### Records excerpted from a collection
[start]
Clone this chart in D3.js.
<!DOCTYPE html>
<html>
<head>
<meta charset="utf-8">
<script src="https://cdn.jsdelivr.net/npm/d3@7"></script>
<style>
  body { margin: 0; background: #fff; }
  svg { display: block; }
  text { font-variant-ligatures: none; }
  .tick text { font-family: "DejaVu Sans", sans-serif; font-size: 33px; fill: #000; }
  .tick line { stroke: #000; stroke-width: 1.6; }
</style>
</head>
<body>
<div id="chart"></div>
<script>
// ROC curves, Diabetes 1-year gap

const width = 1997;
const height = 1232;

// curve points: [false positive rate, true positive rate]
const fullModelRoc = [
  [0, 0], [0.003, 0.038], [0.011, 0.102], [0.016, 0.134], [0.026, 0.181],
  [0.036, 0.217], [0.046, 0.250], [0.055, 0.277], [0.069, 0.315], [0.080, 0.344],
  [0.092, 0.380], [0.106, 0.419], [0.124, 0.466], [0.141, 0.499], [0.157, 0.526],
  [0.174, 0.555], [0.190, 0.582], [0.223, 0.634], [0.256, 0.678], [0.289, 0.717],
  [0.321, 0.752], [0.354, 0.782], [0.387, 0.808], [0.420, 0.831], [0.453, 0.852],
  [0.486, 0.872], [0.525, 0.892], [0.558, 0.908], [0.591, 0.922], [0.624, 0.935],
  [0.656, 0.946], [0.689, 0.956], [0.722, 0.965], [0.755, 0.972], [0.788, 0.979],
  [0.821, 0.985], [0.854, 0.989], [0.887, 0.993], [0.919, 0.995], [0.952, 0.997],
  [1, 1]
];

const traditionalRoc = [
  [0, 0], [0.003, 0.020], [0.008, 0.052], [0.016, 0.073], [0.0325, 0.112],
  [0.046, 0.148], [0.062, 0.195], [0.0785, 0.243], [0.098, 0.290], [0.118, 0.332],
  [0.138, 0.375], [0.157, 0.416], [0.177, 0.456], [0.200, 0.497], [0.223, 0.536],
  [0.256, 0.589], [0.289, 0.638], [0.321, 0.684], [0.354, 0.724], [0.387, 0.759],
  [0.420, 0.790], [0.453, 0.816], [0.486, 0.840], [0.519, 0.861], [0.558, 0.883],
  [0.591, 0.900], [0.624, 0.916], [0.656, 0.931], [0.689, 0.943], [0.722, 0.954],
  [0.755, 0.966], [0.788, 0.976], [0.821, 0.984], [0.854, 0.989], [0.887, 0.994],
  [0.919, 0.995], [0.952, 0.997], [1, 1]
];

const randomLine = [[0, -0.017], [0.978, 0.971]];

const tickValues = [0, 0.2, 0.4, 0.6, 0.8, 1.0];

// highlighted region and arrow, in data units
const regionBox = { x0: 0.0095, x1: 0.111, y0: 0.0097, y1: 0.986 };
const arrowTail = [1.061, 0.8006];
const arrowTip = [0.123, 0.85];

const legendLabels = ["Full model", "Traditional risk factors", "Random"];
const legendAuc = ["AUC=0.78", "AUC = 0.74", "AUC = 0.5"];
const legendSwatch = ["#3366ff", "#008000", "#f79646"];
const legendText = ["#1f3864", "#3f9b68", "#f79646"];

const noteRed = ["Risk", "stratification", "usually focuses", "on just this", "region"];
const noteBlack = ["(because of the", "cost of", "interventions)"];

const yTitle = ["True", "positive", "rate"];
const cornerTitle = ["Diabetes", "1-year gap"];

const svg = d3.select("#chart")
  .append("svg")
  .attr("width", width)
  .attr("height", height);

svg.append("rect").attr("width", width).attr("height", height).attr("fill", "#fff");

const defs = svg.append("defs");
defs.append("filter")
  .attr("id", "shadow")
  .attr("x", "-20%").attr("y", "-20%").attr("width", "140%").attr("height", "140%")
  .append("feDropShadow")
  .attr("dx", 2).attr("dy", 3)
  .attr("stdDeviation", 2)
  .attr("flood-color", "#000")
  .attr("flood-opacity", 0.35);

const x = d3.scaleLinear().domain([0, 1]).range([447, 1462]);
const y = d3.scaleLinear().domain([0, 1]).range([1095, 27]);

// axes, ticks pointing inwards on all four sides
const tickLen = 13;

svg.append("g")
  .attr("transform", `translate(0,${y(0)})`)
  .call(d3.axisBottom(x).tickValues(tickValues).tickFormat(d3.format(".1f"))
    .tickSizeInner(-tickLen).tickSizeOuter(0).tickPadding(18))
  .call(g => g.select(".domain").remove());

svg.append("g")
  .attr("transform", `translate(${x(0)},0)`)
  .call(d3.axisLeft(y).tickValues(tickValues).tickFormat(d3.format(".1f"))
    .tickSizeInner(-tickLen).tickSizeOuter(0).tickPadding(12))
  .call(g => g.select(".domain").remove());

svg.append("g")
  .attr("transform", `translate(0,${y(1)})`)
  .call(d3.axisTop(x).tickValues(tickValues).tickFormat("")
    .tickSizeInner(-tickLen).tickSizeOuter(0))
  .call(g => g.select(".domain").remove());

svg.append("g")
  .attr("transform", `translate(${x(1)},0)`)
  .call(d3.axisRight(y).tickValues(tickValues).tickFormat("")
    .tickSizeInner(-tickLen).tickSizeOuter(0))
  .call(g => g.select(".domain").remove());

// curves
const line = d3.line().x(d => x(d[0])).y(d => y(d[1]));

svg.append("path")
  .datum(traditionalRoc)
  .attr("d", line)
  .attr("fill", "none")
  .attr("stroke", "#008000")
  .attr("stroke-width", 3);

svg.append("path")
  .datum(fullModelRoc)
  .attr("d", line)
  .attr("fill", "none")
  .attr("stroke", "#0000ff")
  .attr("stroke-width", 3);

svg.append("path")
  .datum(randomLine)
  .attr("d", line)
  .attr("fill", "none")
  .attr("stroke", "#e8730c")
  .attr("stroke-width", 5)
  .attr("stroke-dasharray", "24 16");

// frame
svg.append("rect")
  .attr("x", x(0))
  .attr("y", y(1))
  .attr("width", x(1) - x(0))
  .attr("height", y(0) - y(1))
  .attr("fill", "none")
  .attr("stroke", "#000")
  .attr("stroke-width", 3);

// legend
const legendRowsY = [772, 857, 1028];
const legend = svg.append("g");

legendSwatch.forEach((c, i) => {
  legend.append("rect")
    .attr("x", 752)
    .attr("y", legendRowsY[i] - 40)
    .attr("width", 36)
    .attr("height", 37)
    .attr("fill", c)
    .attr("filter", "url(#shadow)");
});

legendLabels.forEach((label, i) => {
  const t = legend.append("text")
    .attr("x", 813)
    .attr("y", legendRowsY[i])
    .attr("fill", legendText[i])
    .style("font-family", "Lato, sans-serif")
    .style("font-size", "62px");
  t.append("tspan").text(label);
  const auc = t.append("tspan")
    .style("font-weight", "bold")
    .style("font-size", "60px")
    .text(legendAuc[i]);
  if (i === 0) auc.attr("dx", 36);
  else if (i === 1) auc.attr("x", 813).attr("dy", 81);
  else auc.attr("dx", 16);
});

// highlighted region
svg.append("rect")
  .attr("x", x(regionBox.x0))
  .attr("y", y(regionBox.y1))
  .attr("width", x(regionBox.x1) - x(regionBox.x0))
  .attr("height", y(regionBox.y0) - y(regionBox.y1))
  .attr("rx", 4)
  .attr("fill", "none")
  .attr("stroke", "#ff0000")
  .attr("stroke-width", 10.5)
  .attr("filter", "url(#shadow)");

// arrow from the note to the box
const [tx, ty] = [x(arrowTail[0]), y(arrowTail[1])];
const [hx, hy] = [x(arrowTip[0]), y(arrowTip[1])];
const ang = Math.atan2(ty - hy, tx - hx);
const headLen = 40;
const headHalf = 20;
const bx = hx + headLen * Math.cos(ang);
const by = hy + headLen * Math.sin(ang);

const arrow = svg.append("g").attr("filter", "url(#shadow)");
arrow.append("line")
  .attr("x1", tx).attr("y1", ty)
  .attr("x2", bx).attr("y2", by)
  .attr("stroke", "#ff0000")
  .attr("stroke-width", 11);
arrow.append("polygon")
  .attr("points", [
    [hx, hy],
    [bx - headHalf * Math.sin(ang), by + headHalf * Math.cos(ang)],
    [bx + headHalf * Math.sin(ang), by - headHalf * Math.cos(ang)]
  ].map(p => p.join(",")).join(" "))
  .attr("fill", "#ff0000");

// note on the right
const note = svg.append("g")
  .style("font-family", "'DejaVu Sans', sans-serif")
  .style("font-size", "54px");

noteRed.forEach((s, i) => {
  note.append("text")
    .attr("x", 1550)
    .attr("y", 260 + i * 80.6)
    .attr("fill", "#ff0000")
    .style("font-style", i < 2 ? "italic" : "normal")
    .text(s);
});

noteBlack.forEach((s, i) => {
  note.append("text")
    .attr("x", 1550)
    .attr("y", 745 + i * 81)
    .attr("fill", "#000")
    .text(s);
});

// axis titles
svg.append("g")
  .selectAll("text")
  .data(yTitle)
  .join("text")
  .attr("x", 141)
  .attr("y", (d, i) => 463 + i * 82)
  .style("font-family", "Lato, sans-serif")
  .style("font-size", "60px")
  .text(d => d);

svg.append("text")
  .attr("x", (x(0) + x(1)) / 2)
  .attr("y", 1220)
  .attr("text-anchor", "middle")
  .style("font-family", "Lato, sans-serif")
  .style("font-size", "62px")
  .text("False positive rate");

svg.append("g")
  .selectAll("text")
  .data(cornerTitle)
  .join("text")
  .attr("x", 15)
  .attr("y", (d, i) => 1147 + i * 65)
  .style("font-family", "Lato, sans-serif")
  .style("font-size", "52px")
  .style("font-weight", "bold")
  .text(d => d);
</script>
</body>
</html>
[end]
[start]
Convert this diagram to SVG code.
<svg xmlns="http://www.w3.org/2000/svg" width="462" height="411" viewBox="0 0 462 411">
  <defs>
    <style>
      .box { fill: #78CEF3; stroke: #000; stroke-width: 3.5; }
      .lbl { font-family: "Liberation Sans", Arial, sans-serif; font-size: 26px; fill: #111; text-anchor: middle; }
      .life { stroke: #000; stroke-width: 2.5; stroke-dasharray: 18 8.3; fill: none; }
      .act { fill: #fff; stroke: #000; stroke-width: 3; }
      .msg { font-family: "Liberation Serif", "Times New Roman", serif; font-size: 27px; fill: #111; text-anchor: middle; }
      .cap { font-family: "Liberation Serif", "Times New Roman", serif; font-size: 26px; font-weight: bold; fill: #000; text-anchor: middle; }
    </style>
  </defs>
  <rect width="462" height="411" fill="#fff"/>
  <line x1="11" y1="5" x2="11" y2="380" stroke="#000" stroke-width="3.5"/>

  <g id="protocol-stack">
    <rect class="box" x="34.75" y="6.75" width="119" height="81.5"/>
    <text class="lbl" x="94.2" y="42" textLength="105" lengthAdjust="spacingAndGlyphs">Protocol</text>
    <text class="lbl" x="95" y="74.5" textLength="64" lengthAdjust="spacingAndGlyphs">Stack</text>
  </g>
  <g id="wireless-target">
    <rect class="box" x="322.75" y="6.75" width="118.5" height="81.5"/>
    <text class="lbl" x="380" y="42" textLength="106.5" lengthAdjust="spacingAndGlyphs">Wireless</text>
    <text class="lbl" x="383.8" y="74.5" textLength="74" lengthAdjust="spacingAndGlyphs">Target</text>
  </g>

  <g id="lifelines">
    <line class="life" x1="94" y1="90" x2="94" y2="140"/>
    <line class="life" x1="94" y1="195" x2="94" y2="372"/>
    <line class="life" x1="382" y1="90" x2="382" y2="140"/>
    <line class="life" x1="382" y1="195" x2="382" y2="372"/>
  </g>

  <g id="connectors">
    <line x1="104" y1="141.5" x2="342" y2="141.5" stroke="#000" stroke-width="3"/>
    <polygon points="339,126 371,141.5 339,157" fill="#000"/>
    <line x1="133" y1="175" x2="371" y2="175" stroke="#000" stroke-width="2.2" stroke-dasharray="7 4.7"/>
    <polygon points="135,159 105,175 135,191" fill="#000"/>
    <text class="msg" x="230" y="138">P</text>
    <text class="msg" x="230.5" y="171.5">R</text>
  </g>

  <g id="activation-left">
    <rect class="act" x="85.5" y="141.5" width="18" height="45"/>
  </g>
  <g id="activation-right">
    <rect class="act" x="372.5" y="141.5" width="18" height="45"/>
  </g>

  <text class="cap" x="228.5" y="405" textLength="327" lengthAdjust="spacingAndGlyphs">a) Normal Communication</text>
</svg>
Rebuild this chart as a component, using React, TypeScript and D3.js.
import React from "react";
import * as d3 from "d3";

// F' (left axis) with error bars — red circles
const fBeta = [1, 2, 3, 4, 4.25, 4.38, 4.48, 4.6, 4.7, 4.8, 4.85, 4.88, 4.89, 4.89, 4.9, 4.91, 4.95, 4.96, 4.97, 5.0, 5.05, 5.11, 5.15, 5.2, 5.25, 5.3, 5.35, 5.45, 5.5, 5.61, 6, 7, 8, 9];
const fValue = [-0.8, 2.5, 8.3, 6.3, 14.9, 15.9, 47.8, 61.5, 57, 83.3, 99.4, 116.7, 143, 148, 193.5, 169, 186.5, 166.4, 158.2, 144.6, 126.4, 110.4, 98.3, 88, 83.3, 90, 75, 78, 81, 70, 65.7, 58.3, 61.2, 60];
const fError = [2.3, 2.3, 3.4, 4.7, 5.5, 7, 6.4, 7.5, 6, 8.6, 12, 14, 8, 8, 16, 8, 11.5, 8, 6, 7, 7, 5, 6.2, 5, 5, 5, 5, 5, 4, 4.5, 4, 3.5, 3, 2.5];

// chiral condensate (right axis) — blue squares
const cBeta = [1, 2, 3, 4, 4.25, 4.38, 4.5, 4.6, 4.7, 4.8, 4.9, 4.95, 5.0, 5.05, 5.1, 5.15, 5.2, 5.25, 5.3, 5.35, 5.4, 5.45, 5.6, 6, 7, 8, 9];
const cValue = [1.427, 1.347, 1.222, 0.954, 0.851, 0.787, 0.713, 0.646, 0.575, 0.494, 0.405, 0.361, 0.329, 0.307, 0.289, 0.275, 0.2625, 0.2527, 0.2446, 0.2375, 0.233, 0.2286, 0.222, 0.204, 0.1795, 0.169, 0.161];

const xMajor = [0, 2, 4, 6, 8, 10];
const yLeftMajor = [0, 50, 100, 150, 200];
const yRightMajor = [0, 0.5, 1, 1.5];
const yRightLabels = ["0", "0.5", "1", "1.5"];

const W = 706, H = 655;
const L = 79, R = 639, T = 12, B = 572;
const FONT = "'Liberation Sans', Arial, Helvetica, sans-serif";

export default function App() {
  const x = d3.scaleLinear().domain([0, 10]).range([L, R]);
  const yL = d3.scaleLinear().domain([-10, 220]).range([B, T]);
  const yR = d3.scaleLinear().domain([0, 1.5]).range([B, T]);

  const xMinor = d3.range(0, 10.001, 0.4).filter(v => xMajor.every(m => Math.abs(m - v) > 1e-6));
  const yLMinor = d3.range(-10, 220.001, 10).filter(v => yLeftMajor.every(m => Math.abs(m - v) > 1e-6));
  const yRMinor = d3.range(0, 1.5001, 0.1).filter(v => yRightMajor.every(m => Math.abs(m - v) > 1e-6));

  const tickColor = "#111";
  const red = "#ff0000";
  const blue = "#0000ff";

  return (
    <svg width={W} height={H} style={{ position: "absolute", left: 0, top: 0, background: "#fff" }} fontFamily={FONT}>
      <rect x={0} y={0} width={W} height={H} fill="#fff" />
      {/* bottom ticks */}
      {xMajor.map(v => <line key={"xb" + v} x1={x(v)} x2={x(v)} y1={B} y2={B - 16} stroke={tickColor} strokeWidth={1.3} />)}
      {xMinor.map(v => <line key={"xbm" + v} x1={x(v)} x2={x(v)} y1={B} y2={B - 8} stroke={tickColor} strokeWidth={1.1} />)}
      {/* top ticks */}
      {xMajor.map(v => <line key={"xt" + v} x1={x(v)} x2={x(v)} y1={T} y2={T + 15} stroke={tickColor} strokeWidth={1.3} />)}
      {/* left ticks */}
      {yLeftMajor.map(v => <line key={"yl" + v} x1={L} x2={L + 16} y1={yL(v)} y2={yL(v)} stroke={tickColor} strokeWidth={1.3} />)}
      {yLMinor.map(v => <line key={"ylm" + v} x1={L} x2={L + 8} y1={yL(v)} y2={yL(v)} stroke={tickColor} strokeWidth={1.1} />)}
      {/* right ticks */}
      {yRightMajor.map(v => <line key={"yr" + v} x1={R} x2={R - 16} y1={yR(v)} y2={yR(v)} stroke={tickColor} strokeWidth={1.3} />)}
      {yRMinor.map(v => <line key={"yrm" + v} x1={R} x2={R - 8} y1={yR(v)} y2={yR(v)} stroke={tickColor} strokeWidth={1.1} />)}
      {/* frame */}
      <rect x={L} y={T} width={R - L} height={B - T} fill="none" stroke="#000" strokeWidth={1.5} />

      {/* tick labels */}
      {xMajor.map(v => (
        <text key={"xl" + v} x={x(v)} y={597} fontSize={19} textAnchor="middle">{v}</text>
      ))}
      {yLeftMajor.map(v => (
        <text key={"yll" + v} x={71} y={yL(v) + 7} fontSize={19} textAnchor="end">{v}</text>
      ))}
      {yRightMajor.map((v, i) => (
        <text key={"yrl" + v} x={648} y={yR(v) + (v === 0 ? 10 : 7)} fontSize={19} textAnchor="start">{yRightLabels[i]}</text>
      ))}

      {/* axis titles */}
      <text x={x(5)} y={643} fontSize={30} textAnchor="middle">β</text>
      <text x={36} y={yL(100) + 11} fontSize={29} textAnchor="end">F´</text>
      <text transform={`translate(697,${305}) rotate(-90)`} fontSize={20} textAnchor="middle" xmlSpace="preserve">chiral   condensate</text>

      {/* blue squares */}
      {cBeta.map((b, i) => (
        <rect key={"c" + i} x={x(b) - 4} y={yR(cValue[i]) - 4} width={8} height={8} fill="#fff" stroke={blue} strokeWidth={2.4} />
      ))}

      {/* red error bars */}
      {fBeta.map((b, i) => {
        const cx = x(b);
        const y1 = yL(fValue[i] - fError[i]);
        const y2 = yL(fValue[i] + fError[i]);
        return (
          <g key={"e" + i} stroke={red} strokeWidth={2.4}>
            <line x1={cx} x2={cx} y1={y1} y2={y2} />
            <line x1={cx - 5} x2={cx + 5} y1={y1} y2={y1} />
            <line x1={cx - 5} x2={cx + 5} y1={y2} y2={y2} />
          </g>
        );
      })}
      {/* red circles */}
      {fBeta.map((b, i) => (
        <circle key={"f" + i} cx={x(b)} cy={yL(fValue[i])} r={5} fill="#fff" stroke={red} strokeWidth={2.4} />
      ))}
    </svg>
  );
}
[end]
[start]
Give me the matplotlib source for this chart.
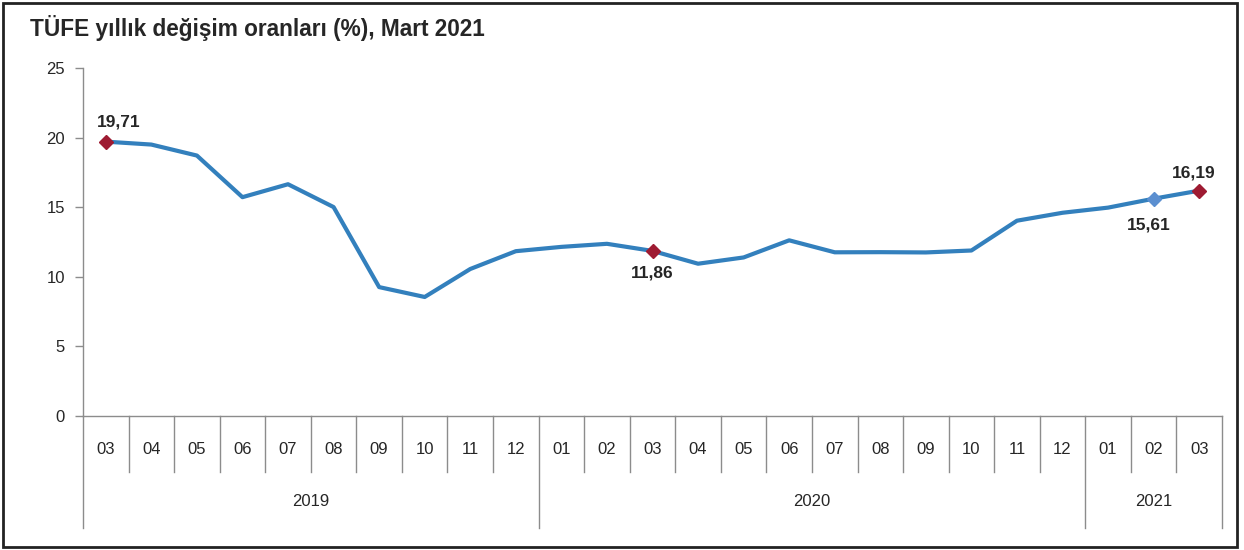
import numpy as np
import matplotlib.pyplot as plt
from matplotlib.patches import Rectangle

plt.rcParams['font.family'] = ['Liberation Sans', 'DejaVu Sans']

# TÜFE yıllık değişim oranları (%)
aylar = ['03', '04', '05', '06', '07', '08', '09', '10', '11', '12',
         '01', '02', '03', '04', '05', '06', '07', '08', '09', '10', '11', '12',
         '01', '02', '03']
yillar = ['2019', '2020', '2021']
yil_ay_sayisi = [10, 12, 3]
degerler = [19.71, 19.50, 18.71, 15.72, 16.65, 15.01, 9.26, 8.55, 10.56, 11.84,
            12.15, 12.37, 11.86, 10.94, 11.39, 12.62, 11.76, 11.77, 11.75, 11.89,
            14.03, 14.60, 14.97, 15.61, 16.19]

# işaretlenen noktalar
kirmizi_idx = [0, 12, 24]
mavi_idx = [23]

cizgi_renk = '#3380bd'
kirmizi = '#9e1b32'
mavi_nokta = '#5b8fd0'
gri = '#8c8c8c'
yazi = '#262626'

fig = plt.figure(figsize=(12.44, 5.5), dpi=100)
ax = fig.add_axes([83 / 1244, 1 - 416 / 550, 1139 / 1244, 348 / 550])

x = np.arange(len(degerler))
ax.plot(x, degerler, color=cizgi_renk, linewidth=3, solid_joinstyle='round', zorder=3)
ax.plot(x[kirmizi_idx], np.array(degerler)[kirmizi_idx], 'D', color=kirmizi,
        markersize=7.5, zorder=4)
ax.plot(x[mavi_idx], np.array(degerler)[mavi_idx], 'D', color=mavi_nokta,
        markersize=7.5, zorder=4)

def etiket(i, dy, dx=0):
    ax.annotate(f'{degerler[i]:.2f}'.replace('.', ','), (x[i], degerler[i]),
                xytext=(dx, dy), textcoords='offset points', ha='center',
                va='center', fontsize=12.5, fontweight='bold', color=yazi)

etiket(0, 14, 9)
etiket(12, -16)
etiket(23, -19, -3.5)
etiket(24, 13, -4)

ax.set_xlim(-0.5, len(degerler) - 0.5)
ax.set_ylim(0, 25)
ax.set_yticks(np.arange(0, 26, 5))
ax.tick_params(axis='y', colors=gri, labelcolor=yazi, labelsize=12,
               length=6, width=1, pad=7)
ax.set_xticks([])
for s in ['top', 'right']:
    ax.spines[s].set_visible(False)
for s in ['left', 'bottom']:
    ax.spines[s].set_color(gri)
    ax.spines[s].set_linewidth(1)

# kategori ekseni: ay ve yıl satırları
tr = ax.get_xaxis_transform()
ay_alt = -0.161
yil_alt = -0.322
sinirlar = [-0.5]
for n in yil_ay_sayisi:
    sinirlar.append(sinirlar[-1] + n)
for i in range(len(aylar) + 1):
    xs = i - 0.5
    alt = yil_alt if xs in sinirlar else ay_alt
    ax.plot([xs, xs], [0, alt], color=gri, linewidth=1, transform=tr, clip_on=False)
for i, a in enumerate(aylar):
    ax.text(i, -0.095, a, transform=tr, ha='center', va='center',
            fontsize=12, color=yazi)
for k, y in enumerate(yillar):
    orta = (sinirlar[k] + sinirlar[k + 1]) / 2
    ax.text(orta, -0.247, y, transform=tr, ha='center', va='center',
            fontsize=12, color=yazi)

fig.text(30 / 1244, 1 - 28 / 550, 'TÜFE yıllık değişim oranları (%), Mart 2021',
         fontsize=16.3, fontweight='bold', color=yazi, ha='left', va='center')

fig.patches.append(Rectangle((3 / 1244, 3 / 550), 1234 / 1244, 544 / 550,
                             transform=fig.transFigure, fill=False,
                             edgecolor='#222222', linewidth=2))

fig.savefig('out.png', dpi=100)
[end]
Write out, from the lines above, only those from the line with "Clone this chart in D3.js." to the line with "const height = 1232;", exactly as given, including the first and the last.

### WRITTEN RESPONSE
Clone this chart in D3.js.
<!DOCTYPE html>
<html>
<head>
<meta charset="utf-8">
<script src="https://cdn.jsdelivr.net/npm/d3@7"></script>
<style>
  body { margin: 0; background: #fff; }
  svg { display: block; }
  text { font-variant-ligatures: none; }
  .tick text { font-family: "DejaVu Sans", sans-serif; font-size: 33px; fill: #000; }
  .tick line { stroke: #000; stroke-width: 1.6; }
</style>
</head>
<body>
<div id="chart"></div>
<script>
// ROC curves, Diabetes 1-year gap

const width = 1997;
const height = 1232;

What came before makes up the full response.